# START OF SUPPLIED INFORMATION

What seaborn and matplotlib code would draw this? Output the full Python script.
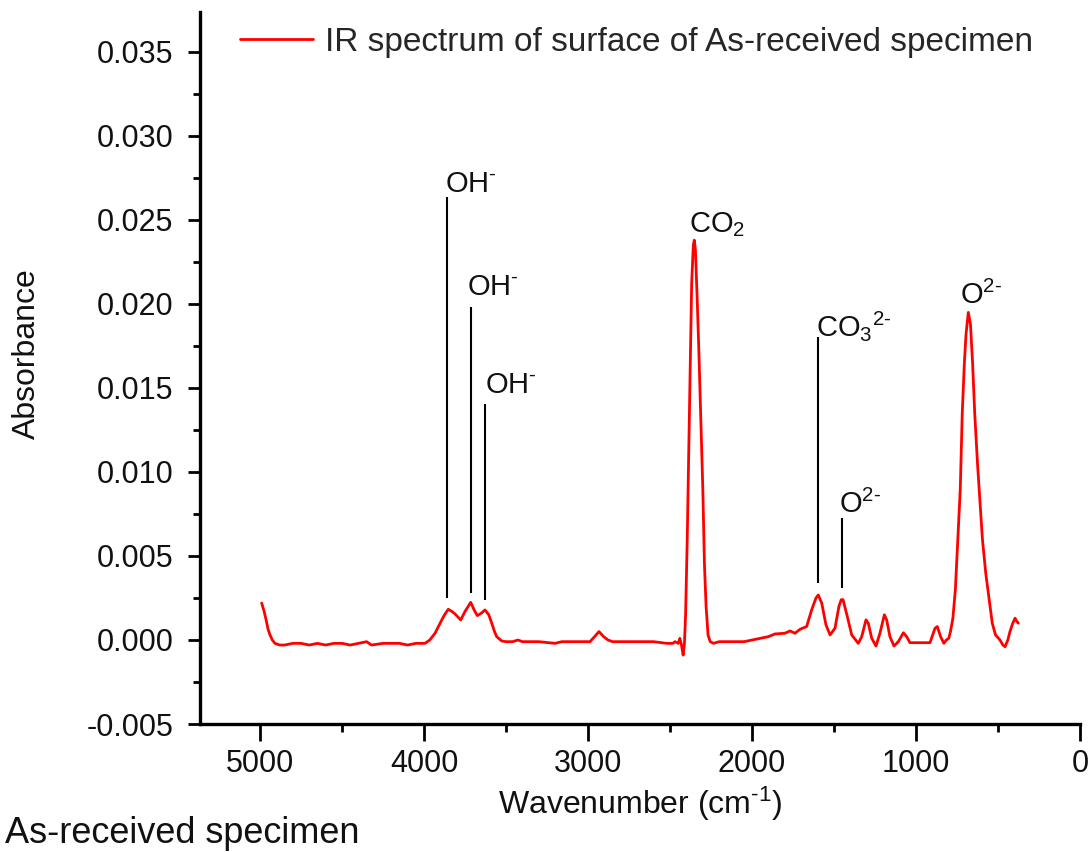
import matplotlib
matplotlib.use('Agg')
import matplotlib.pyplot as plt
from matplotlib.ticker import MultipleLocator, FormatStrFormatter
import seaborn as sns
import pandas as pd

# IR spectrum (wavenumber in cm-1, absorbance)
wavenumber = [4990, 4975, 4963, 4950, 4939, 4925, 4909, 4880, 4850, 4800, 4750, 4700,
              4650, 4600, 4550, 4500, 4450, 4400, 4350, 4320, 4250, 4200, 4150, 4100,
              4050, 4020, 3994, 3965, 3933, 3902, 3875, 3852, 3830, 3811, 3776, 3750,
              3715, 3695, 3675, 3650, 3628, 3605, 3587, 3570, 3557, 3526, 3500, 3460,
              3427, 3400, 3300, 3201, 3160, 3050, 2988, 2960, 2933, 2905, 2878, 2850,
              2700, 2600, 2520, 2482, 2470, 2450, 2440, 2430, 2420, 2412, 2405, 2395,
              2385, 2375, 2368, 2358, 2352, 2345, 2335, 2325, 2310, 2300, 2290, 2280,
              2268, 2255, 2235, 2200, 2150, 2100, 2049, 2000, 1951, 1900, 1860, 1800,
              1768, 1738, 1707, 1667, 1636, 1610, 1596, 1575, 1549, 1524, 1494, 1470,
              1456, 1445, 1419, 1392, 1352, 1331, 1305, 1291, 1270, 1244, 1220, 1193,
              1179, 1159, 1134, 1108, 1077, 1057, 1037, 980, 915, 884, 870, 850,
              830, 815, 800, 790, 775, 760, 745, 730, 718, 705, 695, 681,
              668, 655, 642, 625, 610, 595, 575, 555, 535, 515, 488, 470,
              457, 440, 427, 410, 396, 385, 376]
absorbance = [0.0022, 0.0017, 0.0012, 0.0006, 0.0003, 0.0000, -0.0002, -0.0003, -0.0003, -0.0002, -0.0002, -0.0003,
              -0.0002, -0.0003, -0.0002, -0.0002, -0.0003, -0.0002, -0.0001, -0.0003, -0.0002, -0.0002, -0.0002, -0.0003,
              -0.0002, -0.0002, -0.0002, 0.0000, 0.0004, 0.0010, 0.0015, 0.00183, 0.0017, 0.00155, 0.00119, 0.0017,
              0.00224, 0.0018, 0.00145, 0.0016, 0.00179, 0.0015, 0.0010, 0.0005, 0.0002, -0.00006, -0.0001, -0.0001,
              0.0000, -0.0001, -0.0001, -0.0002, -0.0001, -0.0001, -0.0001, 0.0002, 0.0005, 0.0002, 0.0000, -0.0001,
              -0.0001, -0.0001, -0.0002, -0.0002, -0.0001, -0.0002, 0.0001, -0.0003, -0.0009, -0.0002, 0.0015, 0.0060,
              0.0115, 0.0170, 0.0212, 0.0235, 0.0238, 0.0232, 0.0205, 0.0175, 0.0125, 0.0090, 0.0045, 0.0020,
              0.0003, -0.0001, -0.0002, -0.0001, -0.0001, -0.0001, -0.0001, 0.0000, 0.0001, 0.0002, 0.00036, 0.0004,
              0.00054, 0.0004, 0.00064, 0.0008, 0.0018, 0.0025, 0.00268, 0.0022, 0.0009, 0.0003, 0.0007, 0.0020,
              0.0024, 0.0024, 0.0014, 0.0003, -0.0002, 0.0002, 0.0012, 0.0010, 0.0001, -0.00036, 0.0004, 0.0015,
              0.0012, 0.0002, -0.00036, -0.0001, 0.00043, 0.0002, -0.00016, -0.00016, -0.00016, 0.0007, 0.0008, 0.0002,
              -0.0002, 0.0000, 0.0001, 0.0005, 0.0013, 0.0030, 0.0060, 0.0090, 0.0135, 0.0165, 0.0182, 0.0195,
              0.0188, 0.0165, 0.0135, 0.0105, 0.0082, 0.0060, 0.0040, 0.0025, 0.0010, 0.0003, 0.0000, -0.0003,
              -0.0004, 0.0000, 0.0005, 0.0010, 0.0013, 0.0011, 0.0010]

# marker lines for the assigned bands
line_wn = [3862, 3716, 3628, 1596, 1453]
line_bottom = [0.0025, 0.0028, 0.0024, 0.0034, 0.0031]
line_top = [0.02637, 0.0198, 0.01405, 0.01805, 0.00724]

# band labels (hyphen kept as a plain hyphen like the original)
label_text = ['OH$^{\\text{-}}$', 'OH$^{\\text{-}}$', 'OH$^{\\text{-}}$', 'CO$_2$',
              'CO$_3$$^{2\\text{-}}$', 'O$^{2\\text{-}}$', 'O$^{2\\text{-}}$']
label_wn = [3862, 3716, 3628, 2352, 1596, 1453, 681]
label_ab = [0.02637, 0.0198, 0.01405, 0.0238, 0.01805, 0.00724, 0.0195]
label_dx = [-2, -4, 0, -5, -2, -3, -8]
label_dy = [5, 12, 11, 8, 1, 5, 8]

series_name = 'IR spectrum of surface of As-received specimen'

df = pd.DataFrame({'wavenumber': wavenumber, 'absorbance': absorbance})

sns.set_style('ticks')
plt.rcParams['font.family'] = ['Liberation Sans', 'DejaVu Sans']
plt.rcParams['mathtext.fontset'] = 'custom'
plt.rcParams['mathtext.rm'] = 'Liberation Sans'
plt.rcParams['mathtext.it'] = 'Liberation Sans:italic'
plt.rcParams['mathtext.bf'] = 'Liberation Sans:bold'
plt.rcParams['axes.unicode_minus'] = False

fig = plt.figure(figsize=(10.91, 8.52), dpi=100)
ax = fig.add_axes([200/1091, 1-724/852, 880/1091, 712/852])

sns.lineplot(data=df, x='wavenumber', y='absorbance', color='#ff0000', lw=2,
             sort=False, estimator=None, ax=ax, label=series_name)

ax.vlines(line_wn, line_bottom, line_top, color='black', lw=1.5)
for t, x, y, dx, dy in zip(label_text, label_wn, label_ab, label_dx, label_dy):
    ax.annotate(t, (x, y), xytext=(dx*0.72, dy*0.72), textcoords='offset points',
                ha='left', va='baseline', fontsize=21, color='#111111')

ax.set_xlim(5366, 0)
ax.set_ylim(-0.005, 0.03738)
ax.xaxis.set_major_locator(MultipleLocator(1000))
ax.xaxis.set_minor_locator(MultipleLocator(500))
ax.yaxis.set_major_locator(MultipleLocator(0.005))
ax.yaxis.set_minor_locator(MultipleLocator(0.0025))
ax.yaxis.set_major_formatter(FormatStrFormatter('%.3f'))

sns.despine(ax=ax)
for s in ['left', 'bottom']:
    ax.spines[s].set_linewidth(2.4)
    ax.spines[s].set_color('black')
ax.tick_params(axis='both', which='both', direction='out', width=2, color='black',
               labelsize=22, labelcolor='#111111')
ax.tick_params(axis='x', which='major', length=12, pad=6)
ax.tick_params(axis='x', which='minor', length=6)
ax.tick_params(axis='y', which='major', length=9, pad=10)
ax.tick_params(axis='y', which='minor', length=5)

ax.set_xlabel('Wavenumber (cm$^{\\text{-1}}$)', fontsize=23, color='#111111')
ax.set_ylabel('Absorbance', fontsize=23, color='#111111')
ax.xaxis.set_label_coords(0.5, -0.085)
ax.yaxis.set_label_coords(-0.18, 0.52)

ax.legend(loc='center left', bbox_to_anchor=(240/1091, 1-42/852), bbox_transform=fig.transFigure,
          frameon=False, fontsize=24, handlelength=2.2, handletextpad=0.35,
          borderpad=0, borderaxespad=0)

fig.text(5/1091, 1/852, 'As-received specimen', fontsize=26, va='bottom', ha='left', color='#111111')

fig.savefig('out.png', dpi=100)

# END OF SUPPLIED INFORMATION

Write out the material above again, word for word, minus its pictures.

What seaborn and matplotlib code would draw this? Output the full Python script.
import matplotlib
matplotlib.use('Agg')
import matplotlib.pyplot as plt
from matplotlib.ticker import MultipleLocator, FormatStrFormatter
import seaborn as sns
import pandas as pd

# IR spectrum (wavenumber in cm-1, absorbance)
wavenumber = [4990, 4975, 4963, 4950, 4939, 4925, 4909, 4880, 4850, 4800, 4750, 4700,
              4650, 4600, 4550, 4500, 4450, 4400, 4350, 4320, 4250, 4200, 4150, 4100,
              4050, 4020, 3994, 3965, 3933, 3902, 3875, 3852, 3830, 3811, 3776, 3750,
              3715, 3695, 3675, 3650, 3628, 3605, 3587, 3570, 3557, 3526, 3500, 3460,
              3427, 3400, 3300, 3201, 3160, 3050, 2988, 2960, 2933, 2905, 2878, 2850,
              2700, 2600, 2520, 2482, 2470, 2450, 2440, 2430, 2420, 2412, 2405, 2395,
              2385, 2375, 2368, 2358, 2352, 2345, 2335, 2325, 2310, 2300, 2290, 2280,
              2268, 2255, 2235, 2200, 2150, 2100, 2049, 2000, 1951, 1900, 1860, 1800,
              1768, 1738, 1707, 1667, 1636, 1610, 1596, 1575, 1549, 1524, 1494, 1470,
              1456, 1445, 1419, 1392, 1352, 1331, 1305, 1291, 1270, 1244, 1220, 1193,
              1179, 1159, 1134, 1108, 1077, 1057, 1037, 980, 915, 884, 870, 850,
              830, 815, 800, 790, 775, 760, 745, 730, 718, 705, 695, 681,
              668, 655, 642, 625, 610, 595, 575, 555, 535, 515, 488, 470,
              457, 440, 427, 410, 396, 385, 376]
absorbance = [0.0022, 0.0017, 0.0012, 0.0006, 0.0003, 0.0000, -0.0002, -0.0003, -0.0003, -0.0002, -0.0002, -0.0003,
              -0.0002, -0.0003, -0.0002, -0.0002, -0.0003, -0.0002, -0.0001, -0.0003, -0.0002, -0.0002, -0.0002, -0.0003,
              -0.0002, -0.0002, -0.0002, 0.0000, 0.0004, 0.0010, 0.0015, 0.00183, 0.0017, 0.00155, 0.00119, 0.0017,
              0.00224, 0.0018, 0.00145, 0.0016, 0.00179, 0.0015, 0.0010, 0.0005, 0.0002, -0.00006, -0.0001, -0.0001,
              0.0000, -0.0001, -0.0001, -0.0002, -0.0001, -0.0001, -0.0001, 0.0002, 0.0005, 0.0002, 0.0000, -0.0001,
              -0.0001, -0.0001, -0.0002, -0.0002, -0.0001, -0.0002, 0.0001, -0.0003, -0.0009, -0.0002, 0.0015, 0.0060,
              0.0115, 0.0170, 0.0212, 0.0235, 0.0238, 0.0232, 0.0205, 0.0175, 0.0125, 0.0090, 0.0045, 0.0020,
              0.0003, -0.0001, -0.0002, -0.0001, -0.0001, -0.0001, -0.0001, 0.0000, 0.0001, 0.0002, 0.00036, 0.0004,
              0.00054, 0.0004, 0.00064, 0.0008, 0.0018, 0.0025, 0.00268, 0.0022, 0.0009, 0.0003, 0.0007, 0.0020,
              0.0024, 0.0024, 0.0014, 0.0003, -0.0002, 0.0002, 0.0012, 0.0010, 0.0001, -0.00036, 0.0004, 0.0015,
              0.0012, 0.0002, -0.00036, -0.0001, 0.00043, 0.0002, -0.00016, -0.00016, -0.00016, 0.0007, 0.0008, 0.0002,
              -0.0002, 0.0000, 0.0001, 0.0005, 0.0013, 0.0030, 0.0060, 0.0090, 0.0135, 0.0165, 0.0182, 0.0195,
              0.0188, 0.0165, 0.0135, 0.0105, 0.0082, 0.0060, 0.0040, 0.0025, 0.0010, 0.0003, 0.0000, -0.0003,
              -0.0004, 0.0000, 0.0005, 0.0010, 0.0013, 0.0011, 0.0010]

# marker lines for the assigned bands
line_wn = [3862, 3716, 3628, 1596, 1453]
line_bottom = [0.0025, 0.0028, 0.0024, 0.0034, 0.0031]
line_top = [0.02637, 0.0198, 0.01405, 0.01805, 0.00724]

# band labels (hyphen kept as a plain hyphen like the original)
label_text = ['OH$^{\\text{-}}$', 'OH$^{\\text{-}}$', 'OH$^{\\text{-}}$', 'CO$_2$',
              'CO$_3$$^{2\\text{-}}$', 'O$^{2\\text{-}}$', 'O$^{2\\text{-}}$']
label_wn = [3862, 3716, 3628, 2352, 1596, 1453, 681]
label_ab = [0.02637, 0.0198, 0.01405, 0.0238, 0.01805, 0.00724, 0.0195]
label_dx = [-2, -4, 0, -5, -2, -3, -8]
label_dy = [5, 12, 11, 8, 1, 5, 8]

series_name = 'IR spectrum of surface of As-received specimen'

df = pd.DataFrame({'wavenumber': wavenumber, 'absorbance': absorbance})

sns.set_style('ticks')
plt.rcParams['font.family'] = ['Liberation Sans', 'DejaVu Sans']
plt.rcParams['mathtext.fontset'] = 'custom'
plt.rcParams['mathtext.rm'] = 'Liberation Sans'
plt.rcParams['mathtext.it'] = 'Liberation Sans:italic'
plt.rcParams['mathtext.bf'] = 'Liberation Sans:bold'
plt.rcParams['axes.unicode_minus'] = False

fig = plt.figure(figsize=(10.91, 8.52), dpi=100)
ax = fig.add_axes([200/1091, 1-724/852, 880/1091, 712/852])

sns.lineplot(data=df, x='wavenumber', y='absorbance', color='#ff0000', lw=2,
             sort=False, estimator=None, ax=ax, label=series_name)

ax.vlines(line_wn, line_bottom, line_top, color='black', lw=1.5)
for t, x, y, dx, dy in zip(label_text, label_wn, label_ab, label_dx, label_dy):
    ax.annotate(t, (x, y), xytext=(dx*0.72, dy*0.72), textcoords='offset points',
                ha='left', va='baseline', fontsize=21, color='#111111')

ax.set_xlim(5366, 0)
ax.set_ylim(-0.005, 0.03738)
ax.xaxis.set_major_locator(MultipleLocator(1000))
ax.xaxis.set_minor_locator(MultipleLocator(500))
ax.yaxis.set_major_locator(MultipleLocator(0.005))
ax.yaxis.set_minor_locator(MultipleLocator(0.0025))
ax.yaxis.set_major_formatter(FormatStrFormatter('%.3f'))

sns.despine(ax=ax)
for s in ['left', 'bottom']:
    ax.spines[s].set_linewidth(2.4)
    ax.spines[s].set_color('black')
ax.tick_params(axis='both', which='both', direction='out', width=2, color='black',
               labelsize=22, labelcolor='#111111')
ax.tick_params(axis='x', which='major', length=12, pad=6)
ax.tick_params(axis='x', which='minor', length=6)
ax.tick_params(axis='y', which='major', length=9, pad=10)
ax.tick_params(axis='y', which='minor', length=5)

ax.set_xlabel('Wavenumber (cm$^{\\text{-1}}$)', fontsize=23, color='#111111')
ax.set_ylabel('Absorbance', fontsize=23, color='#111111')
ax.xaxis.set_label_coords(0.5, -0.085)
ax.yaxis.set_label_coords(-0.18, 0.52)

ax.legend(loc='center left', bbox_to_anchor=(240/1091, 1-42/852), bbox_transform=fig.transFigure,
          frameon=False, fontsize=24, handlelength=2.2, handletextpad=0.35,
          borderpad=0, borderaxespad=0)

fig.text(5/1091, 1/852, 'As-received specimen', fontsize=26, va='bottom', ha='left', color='#111111')

fig.savefig('out.png', dpi=100)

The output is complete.